In a similar fashion did our pianist approach the Mozart Sonata in G major: that work also appeared in the program of his “real” debut recital at Mannes College, soon after Colli won the famed Leeds Competition, and I recall being much more impressed with his Mozart then. The salient features of his Mozart playing are precise articulation, a great clarity, elegantly sculpted, sharply etched lines and a prevailing sense of molding fine, delicate porcelain. There were frequent hesitations in phrasing, a little push and pull here and there which, in my opinion, robbed the work of simplicity: it all sounded more willful than natural. There were several questionable moments, when for example a simple dynamic mark in the score brought the phrase to a sudden stop. Whereas in the Scarlatti Sonatas, Colli on occasion embellished the repeats, here in Mozart, known to embellish his scores in such moments, Colli was chaste. To this listeners ears the prevailing feeling was that of fussiness, an absence of truly vocal lines (though he surely knows how to play legato!), and again a lack of simplicity. To use a well-known expression, we saw the trees and missed the forest. Colli’s cool, impeccable approach worked best in the final sparkling Presto which was taken at maximum speed, yet lost nothing in clarity and precision and that was a truly formidable version of one of the most virtuosic finales in all of Mozart’s piano sonatas.


Mr. Colli concluded his hour-long recital with the Appassionata: these 11AM recitals are designed to last around 60 minutes without a break and I suppose that was also a reason why the pianist didn’t observe the repeat in the last movement, a rather unusual omission. I have not previously heard Colli in this sonata and it happened to be the best interpretation of the lot. Here Colli left the score more or less alone - at the same time observing scrupulously the composer’s markings – and offered excellent piano playing rather than searching for idiosyncratic ideas. In the first movement he followed the tradition of fluctuating pulse, where the necessary sense of gravitas - not only virtuosity that our pianist has in spades – is obtained precisely by keeping the steady beat. Yet there were some impressive details in the careful articulation of the triplets and fabulous evenness of touch.
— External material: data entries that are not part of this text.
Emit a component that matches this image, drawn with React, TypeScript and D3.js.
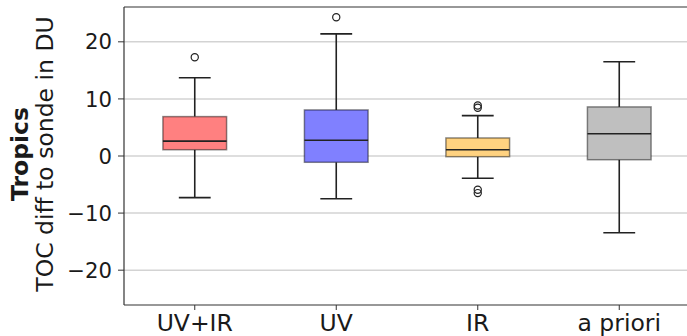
import React from "react";
import * as d3 from "d3";

const categories = ["UV+IR", "UV", "IR", "a priori"];
const q1 = [1.1, -1.1, -0.12, -0.65];
const medians = [2.6, 2.75, 1.1, 3.9];
const q3 = [6.9, 8.07, 3.16, 8.6];
const whiskLow = [-7.3, -7.5, -3.9, -13.45];
const whiskHigh = [13.7, 21.4, 7.07, 16.5];
const outliers = [[17.3], [24.3], [8.45, 8.85, -5.9, -6.5], []];
const fills = ["#ff8080", "#8080ff", "#ffd280", "#bfbfbf"];
const yTicks = [-20, -10, 0, 10, 20];

const W = 687;
const H = 336;
const left = 124;
const top = 7;
const bottom = 305;
const right = 690;

export default function App() {
  const x = d3.scaleLinear().domain([0.5, 4.5]).range([left, right]);
  const y = d3.scaleLinear().domain([-26.1, 26.1]).range([bottom, top]);
  const bw = 0.45;
  const font = "DejaVu Sans, sans-serif";
  return (
    <svg width={W} height={H} style={{ position: "absolute", left: 0, top: 0, background: "#fff" }}>
      {yTicks.map((t) => (
        <g key={t}>
          <line x1={left} x2={right} y1={y(t)} y2={y(t)} stroke="#d3d3d3" strokeWidth={1.5} />
          <line x1={left - 6} x2={left} y1={y(t)} y2={y(t)} stroke="#333" strokeWidth={1} />
          <text x={112} y={y(t)} dy="0.36em" textAnchor="end" fontFamily={font} fontSize={21.2} fill="#1a1a1a">
            {t < 0 ? "\u2212" + Math.abs(t) : String(t)}
          </text>
        </g>
      ))}
      {categories.map((c, i) => {
        const cx = x(i + 1);
        const hw = x(1 + bw / 2) - x(1);
        const cw = hw / 2;
        return (
          <g key={c}>
            <line x1={cx} x2={cx} y1={y(q3[i])} y2={y(whiskHigh[i])} stroke="#222" strokeWidth={1.6} />
            <line x1={cx} x2={cx} y1={y(q1[i])} y2={y(whiskLow[i])} stroke="#222" strokeWidth={1.6} />
            <line x1={cx - cw} x2={cx + cw} y1={y(whiskHigh[i])} y2={y(whiskHigh[i])} stroke="#222" strokeWidth={1.6} />
            <line x1={cx - cw} x2={cx + cw} y1={y(whiskLow[i])} y2={y(whiskLow[i])} stroke="#222" strokeWidth={1.6} />
            <rect x={cx - hw} y={y(q3[i])} width={2 * hw} height={y(q1[i]) - y(q3[i])} fill={fills[i]} stroke="#000" strokeOpacity={0.45} strokeWidth={1.5} />
            <line x1={cx - hw} x2={cx + hw} y1={y(medians[i])} y2={y(medians[i])} stroke="#222" strokeWidth={1.6} />
            {outliers[i].map((o, k) => (
              <circle key={k} cx={cx} cy={y(o)} r={3.6} fill="none" stroke="#222" strokeWidth={1.2} />
            ))}
            <line x1={cx} x2={cx} y1={bottom} y2={bottom + 5} stroke="#333" strokeWidth={1} />
            <text x={cx} y={330.5} textAnchor="middle" fontFamily={font} fontSize={23.5} fill="#1a1a1a">
              {c}
            </text>
          </g>
        );
      })}
      <line x1={left} x2={left} y1={top} y2={bottom} stroke="#333" strokeWidth={1.2} />
      <line x1={left} x2={right} y1={top} y2={top} stroke="#333" strokeWidth={1.2} />
      <line x1={left} x2={right} y1={bottom} y2={bottom} stroke="#333" strokeWidth={1.2} />
      <text transform={`translate(28,154) rotate(-90)`} textAnchor="middle" fontFamily={font} fontSize={23.5} fontWeight="bold" fill="#1a1a1a">
        Tropics
      </text>
      <text transform={`translate(53,154) rotate(-90)`} textAnchor="middle" fontFamily={font} fontSize={23.5} fill="#1a1a1a">
        TOC diff to sonde in DU
      </text>
    </svg>
  );
}
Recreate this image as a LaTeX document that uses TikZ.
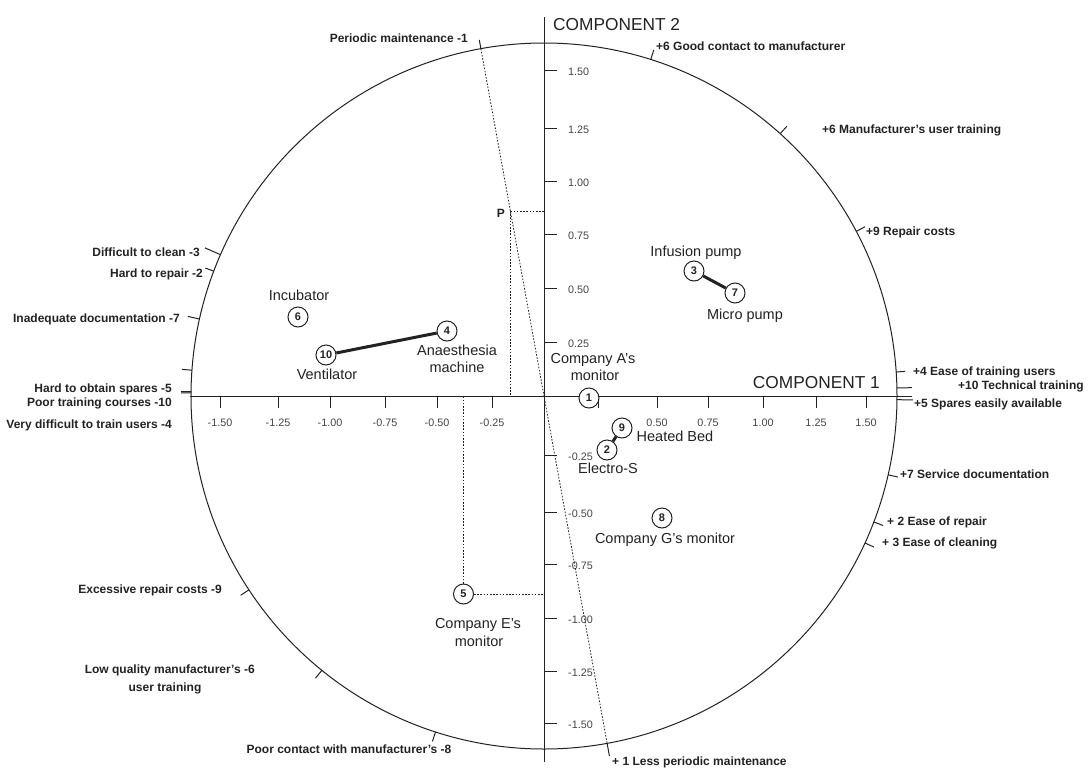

The second movement Andante, as often in Beethoven was designed as a set of variations, was taken at a really walking pace and there were also compelling moments, chiefly because of the sense of clarity that seems to be Colli’s great strength. I am never bought on the idea of increasing the pace as the note values already become faster, but obviously that’s how he sees the piece. Beethoven marks the tempo of the last movement of this towering sonata as Allegro non troppo, but Colli opted for a much more energetic speed and had scant difficulty executing this strenuous, demanding, exhausting moto perpetuo while saving enough energy for the concluding Presto. I always wonder how the composer pictured the tempo for this movement, but I guess the little indication “non troppo” (not too much) is suggestive...


I hesitate to apply to any musician the term “cold player/performer”, yet it seems to me that when one looks for something defined as “warmth” (a term hard to codify, yet one seems to know when one experiences it), one should perhaps not look for that feeling in Colli’s artistry. He is an aristocratic, patrician, supremely accomplished pianist with interesting ideas that just happen to not convince this listener all that often.


There was only one encore, the famous transcription by Myra Hess of Bach Chorale Jesu, Joy of Men’s Desiring, again in a highly individual reading: pianistically wondrous, musically wanting.